Building Gingerbread Houses, From Traditional To Uncommon

By Eric Christensen

October 11, 2013 5 min read

Whether your holiday memories focus on the sound of laughter around the dinner table or giving a tin of freshly baked cookies to a loved one, for many people, traditions often revolve around food and family. So it is no surprise then that building a gingerbread house is a long-standing holiday tradition. Although kits have made the process much easier, the resulting gingerbread house often lacks unique details, and it is often not as tasty as it could be. This year, try making a gingerbread house from scratch. Odds are, the results will be far more pleasing -- to your eyes and your stomach.

The first step is not to bake gingerbread. Instead, build a model home out of spare cardboard or manila folders. These model walls, roof pieces, chimney, and other accessories will ensure a more stable gingerbread house. Only after you have settled on a plan, should you bake.

Many gingerbread dough recipes are available online. Pick one that you like, and assemble the dough. Roll the dough out onto a lightly floured surface until it is 1/4-inch thick. Use your cardboard pieces to cut matching pieces from your dough. Bake the pieces according to the recipe and let them cool thoroughly. In fact, it is best to bake your pieces the day before assembling your gingerbread houses in order to make you gingerbread as firm as possible. This will give you time to gather all your candy decorations and to assemble a stable base for the house. Use a piece of plywood or an inverted baking sheet covered in wax paper or foil for a smooth, level surface.

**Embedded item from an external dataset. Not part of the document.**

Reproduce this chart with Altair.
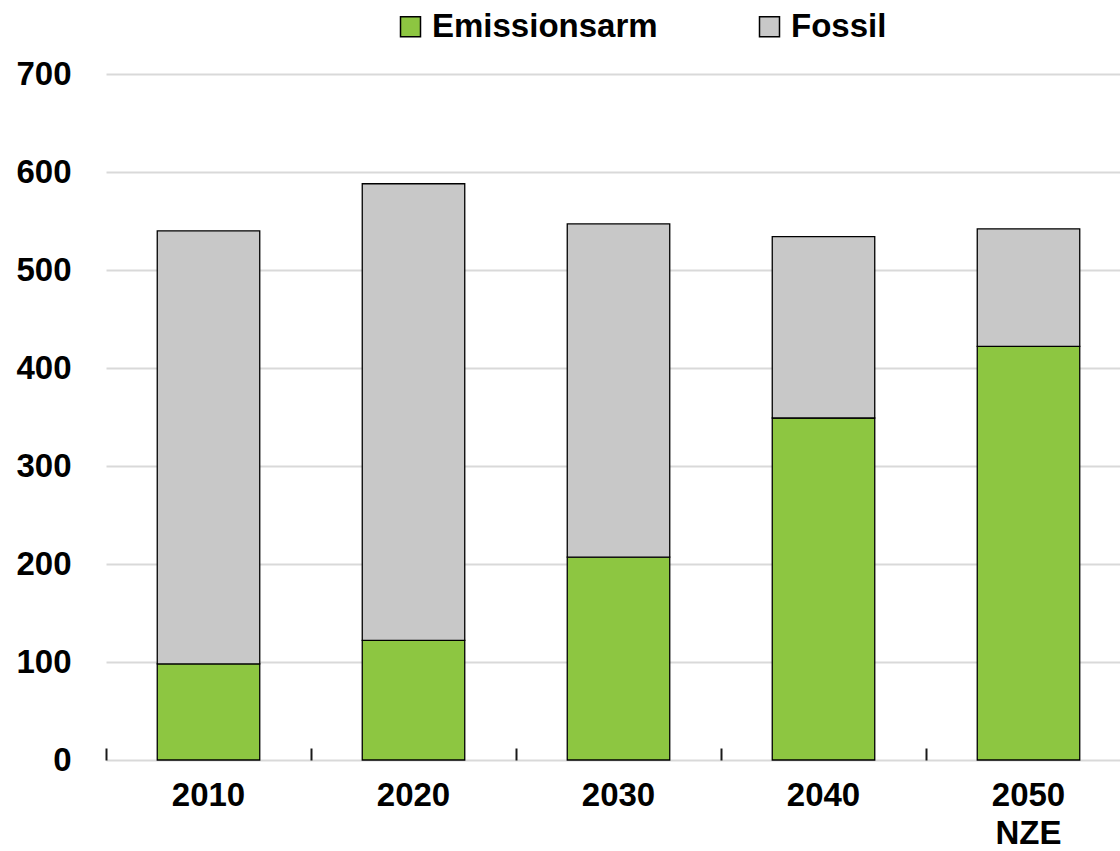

Next, you will need to make a batch of royal icing to act as a glue or mortar that will hold your pieces together. Using your stand mixer, combine three ounces of pasteurized egg whites (found in most grocery stores near the eggs) and one teaspoon of vanilla extract and beat until frothy. With your mixer on low, slowly add four cups of confectioners' sugar until incorporated. Then mix on high until the icing forms stiff peaks (approximately five to seven minutes). If you don't have a pastry bag, use a zip-top storage bag. Simply clip off a little or a lot of a bag's corner for a narrow or wide stream of icing.

Using your icing, join two wall pieces together and let them set for 15 minutes, using cans to prop up your walls. Repeat this process with the other two wall pieces before joining all four walls together. While you wait for the walls to set, decorate your roof. It is important to decorate the roof before joining it to the walls so that your walls won't crack or crumble under the added weight of pressing down the decorations.

Which brings us to the fun part: decorating. Use gumdrops, candies, peppermints, candy canes, licorice, cinnamon candies, chocolate chips, marshmallows, jellybeans, sprinkles, or whatever else you like the look -- and taste -- of. Make it colorful and eye-catching. And don't forget to take a picture before you eat it.

If you follow the above directions, you will build a very traditional gingerbread house. But sometimes, starting new traditions can be just as fun. Instead of gingerbread, feel free to use graham crackers (use a knife warmed in hot water to cut the crackers into the appropriate shape). If working with small children, try rice krispie treats, which are more forgiving than gingerbread. And instead of building a freestanding house, try using your icing to glue your walls to an empty milk or juice carton. You could also use pretzel sticks and peanut butter to build a cabin instead of a gingerbread house. Or, since the holidays are often a time of indulgence, consider using healthier decorations such as cereal, dried fruit, shredded coconut, or small pretzels.

The great thing about gingerbread houses is that there is no wrong way to build or decorate them. The point is to be creative and to have fun doing it. Not only will you have a delicious treat at the end of the process, but you will also have a memory you and your family can share for years to come.